▶ AIM OF THE EXERCISE: Reproduce the listing below exactly, beginning with its first line and ending with the line that holds "const font = 'Open Sans, sans-serif';"; pictures are not part of the copy.

▶ SUPPLIED INFORMATION:

* * *

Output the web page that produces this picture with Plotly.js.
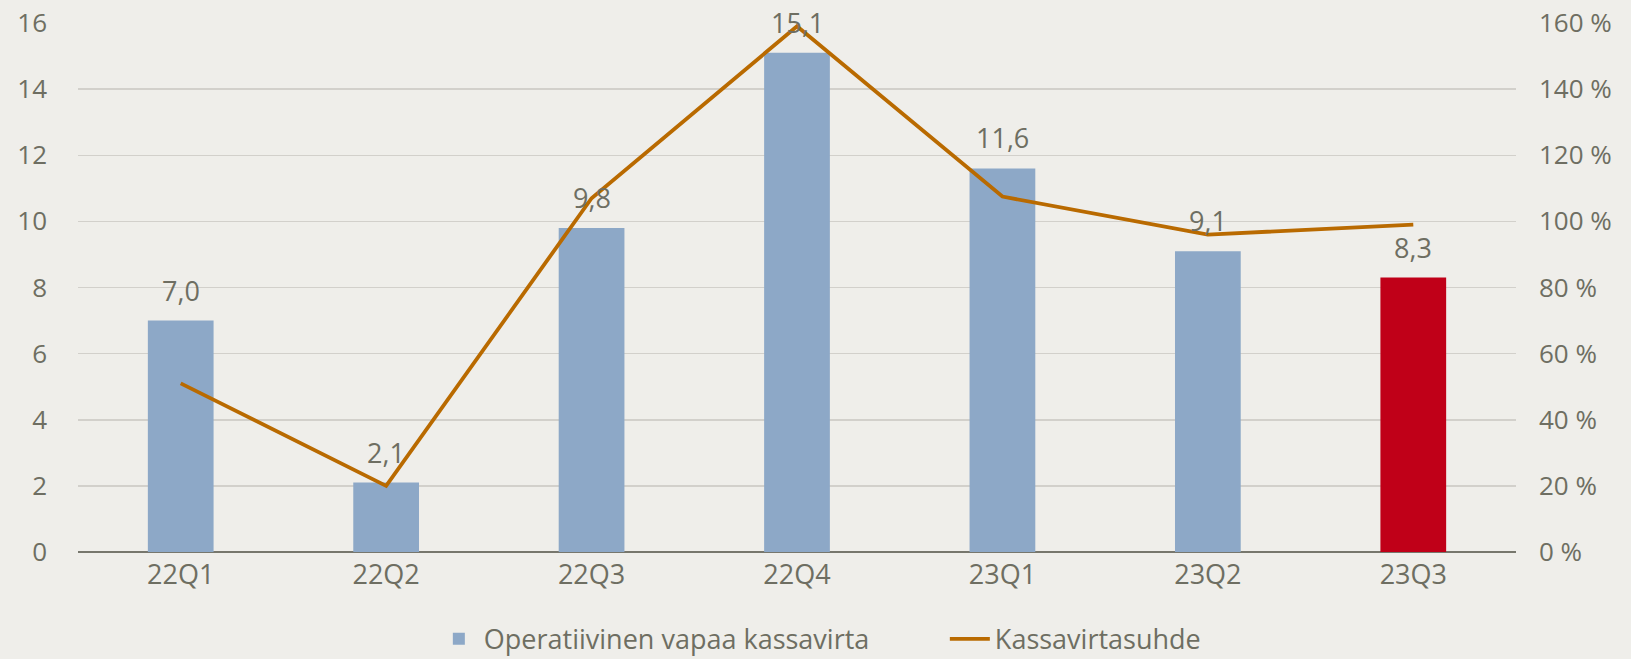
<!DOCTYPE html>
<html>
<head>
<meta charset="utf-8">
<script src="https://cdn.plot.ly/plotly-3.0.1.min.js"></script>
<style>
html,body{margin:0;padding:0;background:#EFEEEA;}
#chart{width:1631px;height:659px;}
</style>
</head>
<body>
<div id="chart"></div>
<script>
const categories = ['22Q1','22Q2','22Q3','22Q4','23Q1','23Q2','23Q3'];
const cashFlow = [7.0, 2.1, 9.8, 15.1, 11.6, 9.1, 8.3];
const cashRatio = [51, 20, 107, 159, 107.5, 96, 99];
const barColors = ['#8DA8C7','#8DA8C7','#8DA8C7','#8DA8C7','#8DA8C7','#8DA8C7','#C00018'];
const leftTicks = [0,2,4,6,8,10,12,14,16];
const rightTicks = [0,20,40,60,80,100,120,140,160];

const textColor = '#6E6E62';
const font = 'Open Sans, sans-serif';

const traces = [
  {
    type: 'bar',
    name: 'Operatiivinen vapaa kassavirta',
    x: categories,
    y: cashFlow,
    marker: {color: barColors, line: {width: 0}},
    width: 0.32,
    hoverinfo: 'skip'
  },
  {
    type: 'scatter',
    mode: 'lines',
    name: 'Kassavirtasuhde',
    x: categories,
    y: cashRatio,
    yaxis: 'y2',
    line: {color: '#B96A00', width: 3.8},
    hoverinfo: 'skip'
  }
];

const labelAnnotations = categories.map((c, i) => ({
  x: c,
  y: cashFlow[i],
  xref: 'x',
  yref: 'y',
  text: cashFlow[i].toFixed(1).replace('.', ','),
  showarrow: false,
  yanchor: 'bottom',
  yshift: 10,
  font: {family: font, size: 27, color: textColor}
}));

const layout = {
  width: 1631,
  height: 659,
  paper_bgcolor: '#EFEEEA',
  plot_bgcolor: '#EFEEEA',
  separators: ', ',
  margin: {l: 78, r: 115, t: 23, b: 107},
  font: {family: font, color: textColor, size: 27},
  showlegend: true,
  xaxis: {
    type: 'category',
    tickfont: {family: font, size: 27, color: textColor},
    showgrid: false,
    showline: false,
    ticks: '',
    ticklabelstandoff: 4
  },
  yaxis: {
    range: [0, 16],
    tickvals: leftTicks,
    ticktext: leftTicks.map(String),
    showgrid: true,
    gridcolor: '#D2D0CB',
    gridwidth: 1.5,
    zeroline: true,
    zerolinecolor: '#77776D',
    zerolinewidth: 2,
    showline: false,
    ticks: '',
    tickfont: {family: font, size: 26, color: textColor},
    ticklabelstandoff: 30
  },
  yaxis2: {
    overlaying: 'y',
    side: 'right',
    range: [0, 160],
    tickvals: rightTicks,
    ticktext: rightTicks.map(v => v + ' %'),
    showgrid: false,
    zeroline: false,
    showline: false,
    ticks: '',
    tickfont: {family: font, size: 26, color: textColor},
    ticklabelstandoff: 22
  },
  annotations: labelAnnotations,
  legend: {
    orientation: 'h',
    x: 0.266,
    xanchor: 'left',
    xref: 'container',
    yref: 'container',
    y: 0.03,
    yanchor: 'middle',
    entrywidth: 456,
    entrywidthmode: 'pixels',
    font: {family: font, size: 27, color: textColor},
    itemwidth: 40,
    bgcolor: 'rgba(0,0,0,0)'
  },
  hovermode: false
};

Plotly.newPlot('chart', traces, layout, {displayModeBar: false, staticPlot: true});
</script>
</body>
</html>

* * *

▶ RESULT OF THIS TASK:
Output the web page that produces this picture with Plotly.js.
<!DOCTYPE html>
<html>
<head>
<meta charset="utf-8">
<script src="https://cdn.plot.ly/plotly-3.0.1.min.js"></script>
<style>
html,body{margin:0;padding:0;background:#EFEEEA;}
#chart{width:1631px;height:659px;}
</style>
</head>
<body>
<div id="chart"></div>
<script>
const categories = ['22Q1','22Q2','22Q3','22Q4','23Q1','23Q2','23Q3'];
const cashFlow = [7.0, 2.1, 9.8, 15.1, 11.6, 9.1, 8.3];
const cashRatio = [51, 20, 107, 159, 107.5, 96, 99];
const barColors = ['#8DA8C7','#8DA8C7','#8DA8C7','#8DA8C7','#8DA8C7','#8DA8C7','#C00018'];
const leftTicks = [0,2,4,6,8,10,12,14,16];
const rightTicks = [0,20,40,60,80,100,120,140,160];

const textColor = '#6E6E62';
const font = 'Open Sans, sans-serif';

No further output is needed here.